Manche Pflanzen sehen jung aus, obwohl sie sehr alt sind. Andere Pflanzen kommen uns alt vor, als wären sie schon immer Teil unserer Landschaft, sind aber eigentlich neue Gewächse in den europäischen Breitengeraden. Die Kapuzinerkresse wird von vielen als heimische Blume betrachtet, dabei ist sie noch nicht einmal seit 500 Jahren in Europa. Sie ist ein sogenannter Neophyt, das bedeutet, dass sie von Menschen in ein Gebiet gebracht wurde, in dem sie zuvor nicht heimisch war. Sind diese Pflanzen in Europa vor 1500 – vor den ersten Reisen der Europäter nach Amerika – durch Menschen verbreitet worden, nennt man sie Archäophyten. Die Edelkastanie (Castania sativa) ist ein Beispiel dafür. Sie wurde aus dem Mittelmeerraum von den Römern in Europa verbreitet. Menschen bringen nämlich nicht nur sich selbst und ihre Gewohnheiten mit in neue Regionen, oft nehmen sie auch ihre Pflanzen mit. Sie gestalten neue Landschaften und erzählen einander neue Geschichten von den Pflanzen, die sie umgeben.

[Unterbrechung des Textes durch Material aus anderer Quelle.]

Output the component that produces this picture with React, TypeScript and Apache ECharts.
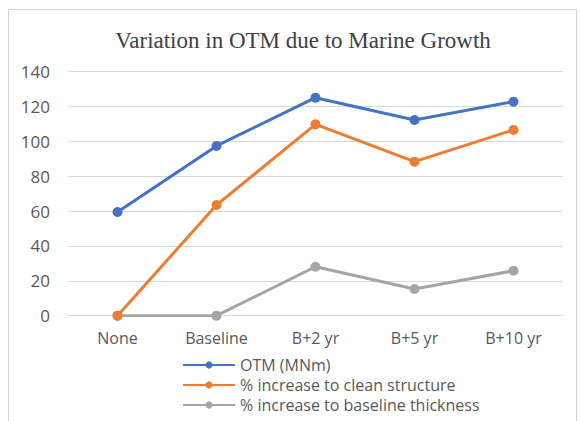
import React, { useEffect, useRef } from "react";
import * as echarts from "echarts";

const categories = ["None", "Baseline", "B+2 yr", "B+5 yr", "B+10 yr"];
const otm = [59.5, 97.4, 125.1, 112.3, 122.8];
const cleanIncrease = [0, 63.5, 109.8, 88.4, 106.6];
const baselineIncrease = [0, 0, 28.1, 15.3, 25.8];
const yTicks = { min: 0, max: 140, interval: 20 };
const titleText = "Variation in OTM due to Marine Growth";
const seriesNames = [
  "OTM (MNm)",
  "% increase to clean structure",
  "% increase to baseline thickness",
];

export default function App() {
  const ref = useRef<HTMLDivElement>(null);
  useEffect(() => {
    if (!ref.current) return;
    const chart = echarts.init(ref.current, null, { renderer: "svg" });
    const colors = ["#4472C4", "#ED7D31", "#A5A5A5"];
    const datasets = [otm, cleanIncrease, baselineIncrease];
    chart.setOption({
      animation: false,
      backgroundColor: "#ffffff",
      color: colors,
      title: {
        text: titleText,
        left: 298,
        top: 24,
        textAlign: "center",
        textStyle: {
          fontFamily: "Liberation Serif",
          fontSize: 23,
          fontWeight: "normal",
          color: "#404040",
        },
      },
      graphic: [
        {
          type: "rect",
          shape: { x: 8.5, y: 9.5, width: 568, height: 430 },
          style: { fill: "none", stroke: "#d4d4d4", lineWidth: 1 },
          silent: true,
          z: -1,
        },
      ],
      grid: { left: 68, right: 17, top: 71.7, bottom: 105.3, containLabel: false },
      xAxis: {
        type: "category",
        data: categories,
        boundaryGap: true,
        axisLine: { show: true, lineStyle: { color: "#d9d9d9", width: 1 } },
        axisTick: { show: false },
        axisLabel: {
          margin: 14,
          fontFamily: "Open Sans",
          fontSize: 16,
          color: "#595959",
        },
      },
      yAxis: {
        type: "value",
        min: yTicks.min,
        max: yTicks.max,
        interval: yTicks.interval,
        axisLine: { show: false },
        axisTick: { show: false },
        splitLine: { lineStyle: { color: "#d9d9d9", width: 1 } },
        axisLabel: {
          margin: 18,
          fontFamily: "Open Sans",
          fontSize: 17,
          color: "#595959",
        },
      },
      legend: {
        orient: "vertical",
        left: 182,
        top: 357,
        height: 64,
        padding: 0,
        itemWidth: 52,
        itemHeight: 9,
        itemGap: 4,
        data: seriesNames,
        textStyle: {
          fontFamily: "Open Sans",
          fontSize: 16,
          color: "#595959",
        },
      },
      series: seriesNames.map((name, i) => ({
        name,
        type: "line",
        data: datasets[i],
        symbol: "circle",
        symbolSize: 10,
        lineStyle: { width: 3, color: colors[i] },
        itemStyle: { color: colors[i] },
        z: 3 - i,
      })),
    });
    return () => chart.dispose();
  }, []);
  return (
    <div
      ref={ref}
      style={{ position: "fixed", left: 0, top: 0, width: 580, height: 421 }}
    />
  );
}
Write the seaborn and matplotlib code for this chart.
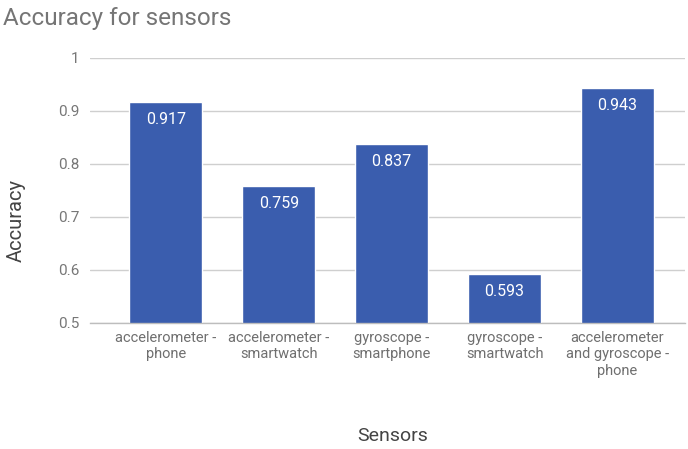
import matplotlib
matplotlib.use("Agg")
import matplotlib.pyplot as plt
import seaborn as sns
import pandas as pd

sensors = [
    "accelerometer -\nphone",
    "accelerometer -\nsmartwatch",
    "gyroscope -\nsmartphone",
    "gyroscope -\nsmartwatch",
    "accelerometer\nand gyroscope -\nphone",
]
accuracy = [0.917, 0.759, 0.837, 0.593, 0.943]
yticks = [0.5, 0.6, 0.7, 0.8, 0.9, 1.0]
ytick_labels = ["0.5", "0.6", "0.7", "0.8", "0.9", "1"]

df = pd.DataFrame({"Sensors": sensors, "Accuracy": accuracy})

sns.set_style("white")
plt.rcParams["font.family"] = ["Roboto", "DejaVu Sans"]

fig = plt.figure(figsize=(6.88, 4.49), dpi=100)
ax = fig.add_axes([0.131, 0.281, 0.865, 0.59])

bar_color = "#3a5dae"
sns.barplot(data=df, x="Sensors", y="Accuracy", color=bar_color,
            saturation=1, width=0.65, ax=ax, zorder=3)

ax.set_ylim(0.5, 1.0)
ax.set_xlim(-0.67, 4.6)
ax.set_yticks(yticks)
ax.set_yticklabels(ytick_labels)
ax.yaxis.grid(True, color="#cfcfcf", linewidth=1, zorder=0)
ax.set_axisbelow(True)
for side in ["top", "right", "left"]:
    ax.spines[side].set_visible(False)
ax.spines["bottom"].set_color("#bdbdbd")
ax.spines["bottom"].set_linewidth(1)
ax.spines["bottom"].set_zorder(4)

ax.tick_params(axis="y", length=0, labelsize=11, labelcolor="#777777", pad=8)
ax.tick_params(axis="x", length=0, labelsize=10.5, labelcolor="#6f6f6f", pad=6)

ax.set_xlabel("Sensors", fontsize=14, color="#444444")
ax.set_ylabel("Accuracy", fontsize=14.5, color="#444444")
ax.xaxis.set_label_coords(0.508, -0.392)
ax.yaxis.set_label_coords(-0.108, 0.385)

for container in ax.containers:
    ax.bar_label(container, labels=[f"{v:.3f}" for v in accuracy],
                 padding=-18, color="white", fontsize=11.5)

fig.text(0.004, 0.958, "Accuracy for sensors", fontsize=17.5, color="#757575",
         ha="left", va="center")

fig.savefig("out.png", dpi=100, facecolor="white")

Der Hallormsstaðaskógur ist Islands größter Wald. Seit 1903 wird dort erforscht, welche Bäume im Nordatlantik wachsen können. Mittlerweile sind es fünfundsechzig Baumsorten aus sechshundert Regionen der Welt. Manche dieser Baumarten sind Neophyten, die erst in den letzten Jahrhunderten eingeführt wurden, andere sind Archäophyten, die schon seit langer Zeit Teil der europäischen Landschaft sind. Allerdings ergibt diese Einteilung vermutlich wenig Sinn auf einer Insel, die an der Grenze der Kontinentalplatten zwischen Amerika und Europa liegt. Gemeinsam bilden all diese Bäume – neue und alte Pflanzen – den größten Wald der ehemals waldlosen Insel. Das globale Netzwerk der Pflanzen und Bäume, die grenzüberschreitende Fürsorge für Gewächse, das Interesse an der Aufzucht von Neuem in fremdem oder eigenem Boden – all das, das Jahrhundertprojekt eines Gartens oder Waldes – sind sicher die größten umgesetzten Utopien der Menschheitsgeschichte.